As I said, worth its own post (or even an article, if I want to put in a lot more work to write something that a lot fewer people will read).

• Rahul says:

Andrew:

Well, I’d love to read it either way. So consider this a friendly nudge to write your blog post on it. :)

As an aside, what motivated me to think about this is your past post on predicting goal differentials of the Football World Cup.

http://statmodeling.stat.columbia.edu/2014/07/15/stan-world-cup-update/

I really thought the uncertainty bars on your predicted goal differentials were too wide for it to be a good model but I’ve no way of knowing how much of that uncertainty reflects the true uncertainty in a game’s outcome versus just a poor model. There was some good discussion in the comments there but I never got a really good answer.

That’s where I’m coming from.

• The game is always going to come down to some official score, with no uncertainty in that score. In what sense is there a “true uncertainty in a game’s outcome” when after the fact the score will be a fixed thing?

The only uncertainty is in our knowledge of what that fixed thing will be!

• Keith O'Rourke says:

All clouds are clocks – Laplace

All clocks are clouds – Peirce

I am not sure who was most wrong.

• Chris G says:

> “Not making a decision is itself a decision.”

Absolutely. I say that myself from time to time. Your lead sentence is spot on: People don’t want to accept uncertainty, but sometimes uncertainty is the way of the world. If you have insufficient information to make an informed decision and the decision will get made for you if you do nothing that can be an uncomfortable spot – non-technical major life decisions are the ones that come to mind for me. Make your best guess given the information available to you and hope for the best – and hope that if you make the wrong call that your error is recoverable. (Ask me about my career choices… Actually, no, don’t;-)

7. Christian Hennig says:

For me robustness theory is still central to what seems to be the key issue here, namely modelling what happens if the model isn’t completely true. Tukey started this off, followed by Huber, Hampel, and more recently Laurie Davies.

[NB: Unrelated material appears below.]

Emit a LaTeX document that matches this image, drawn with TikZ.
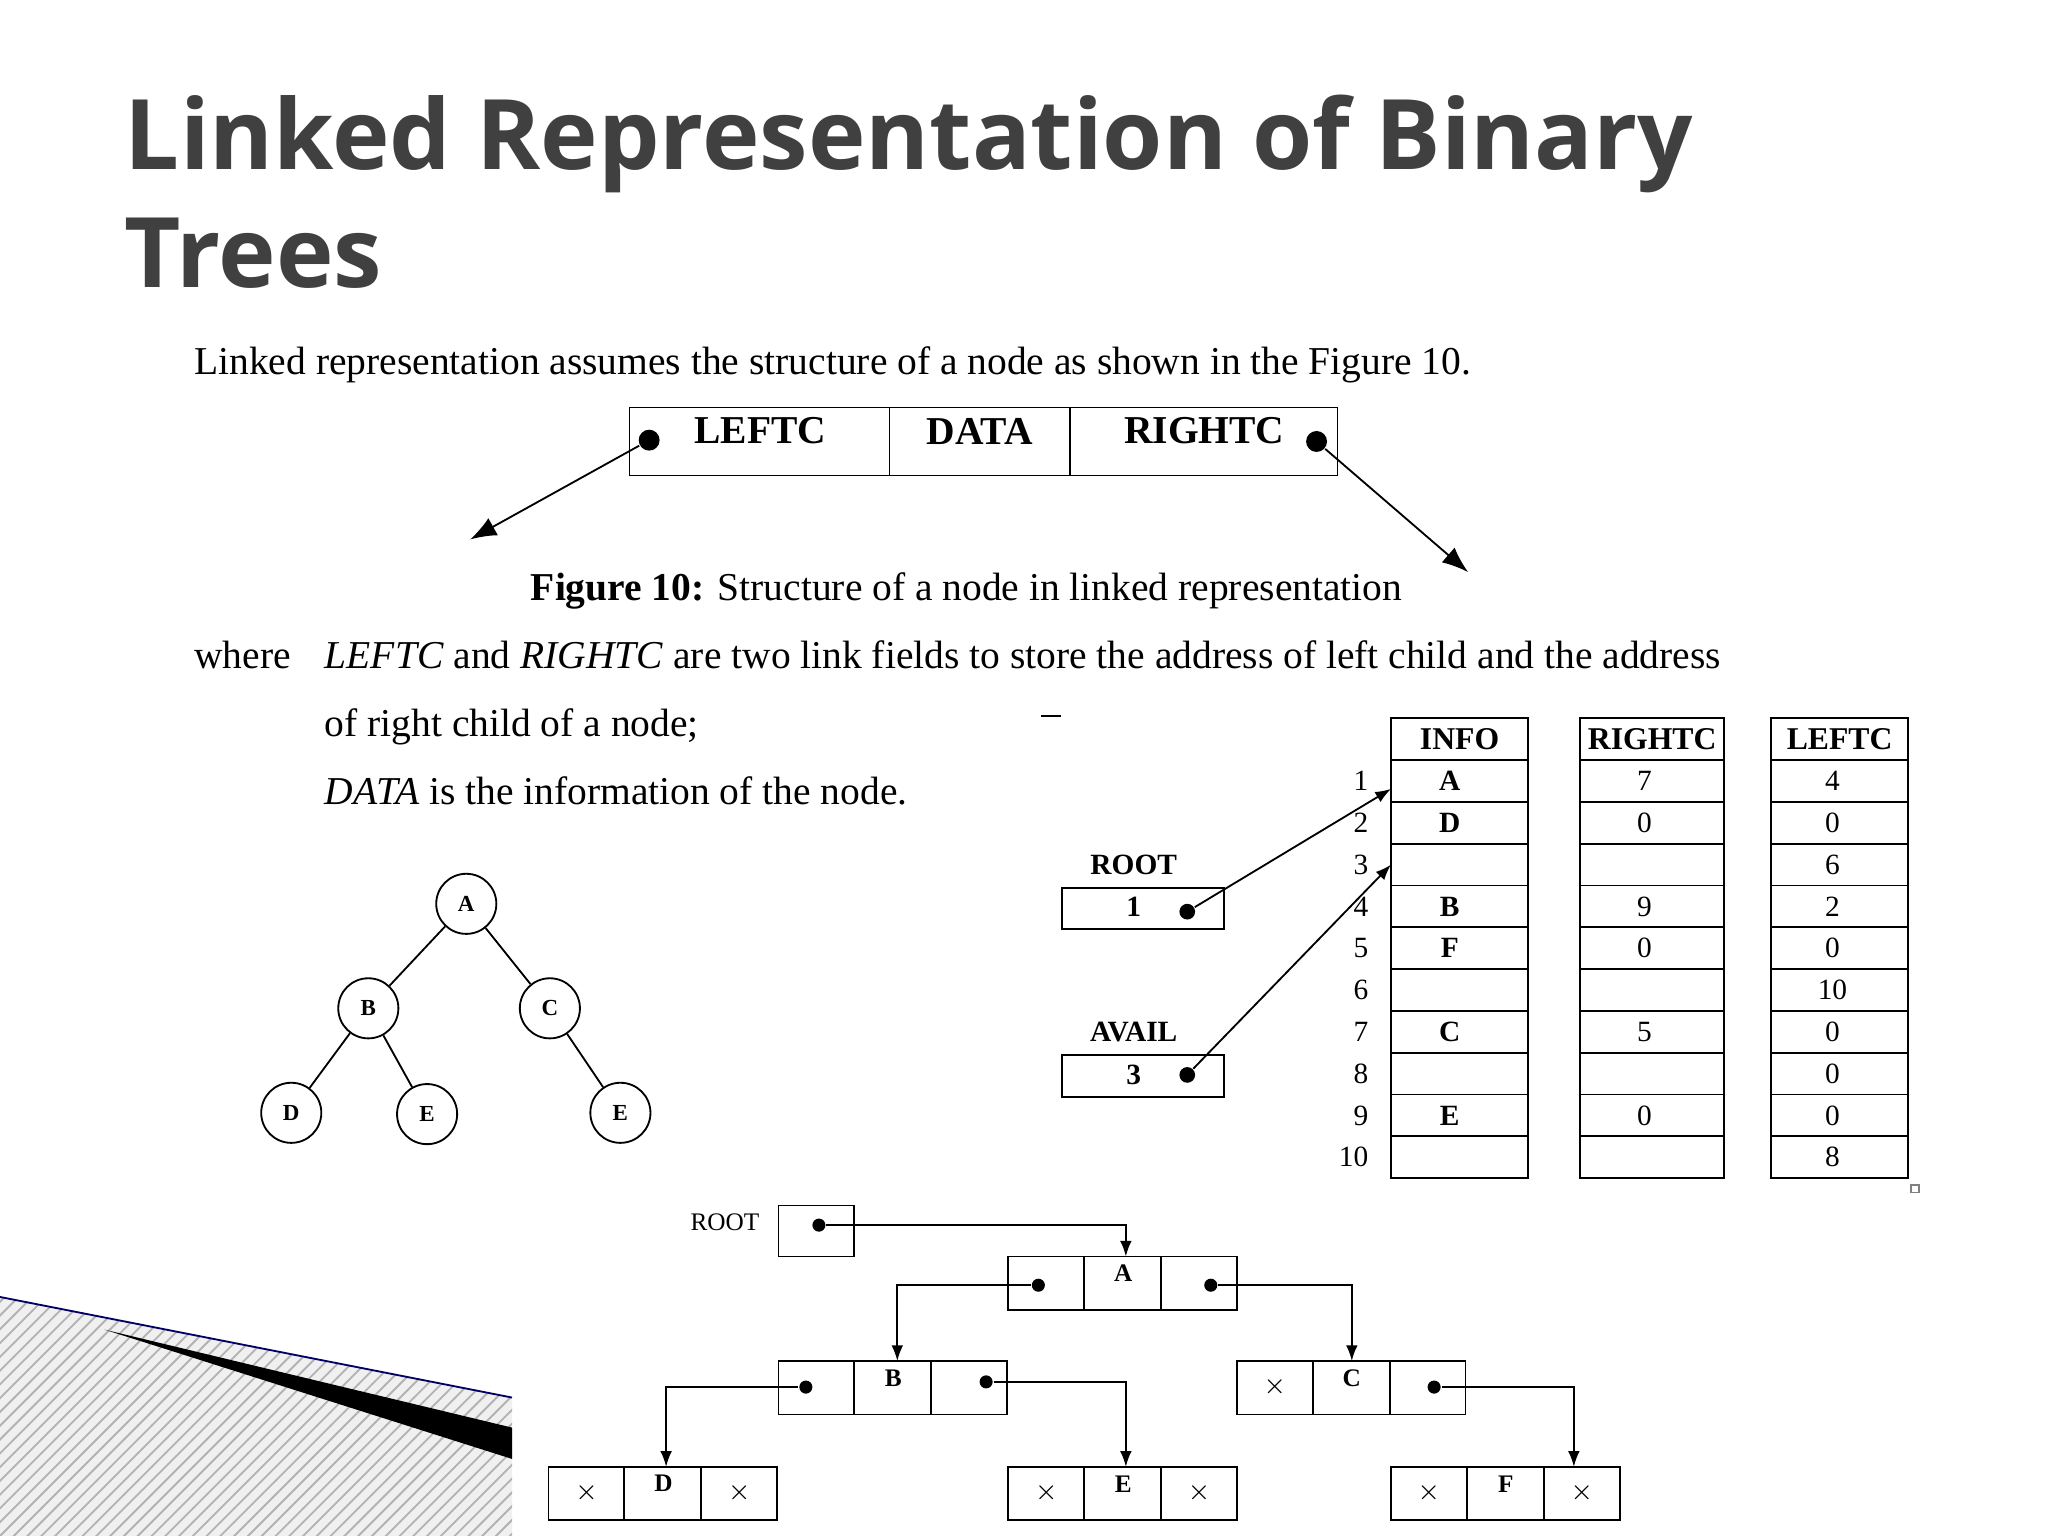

To me, this is a great advance, although it illustrates the limits of modelling as well. The neighbourhood models that are used in robustness theory are models themselves and come with assumptions (e.g., in many cases, i.i.d.), and one can always go one step further and ask, “what if the assumptions of robust models are violated, too?” In the robustness community people tend to talk about outliers as if there are “true outliers” in reality as reflected by the contamination neighbourhoods used in robustness theory distinguishing between “good observations” and “outliers”, but that’s a model, too. It may be more realistic than assuming having only “good observations”, but it doesn’t quite get “really real”.

Another thing:

> “the difference being that the data is part of the “real” world and the DGP is part of the “theoretical” world,”

We shouldn’t forget that in order to obtain measurements in many cases quite something is done to the unmeasured “real world”. When looking at data, we already look at a world that is shaped to quite some extent by theory-guided scientific activity. (I believe that the theory of measurement is something most statisticians should care much more about than they do.)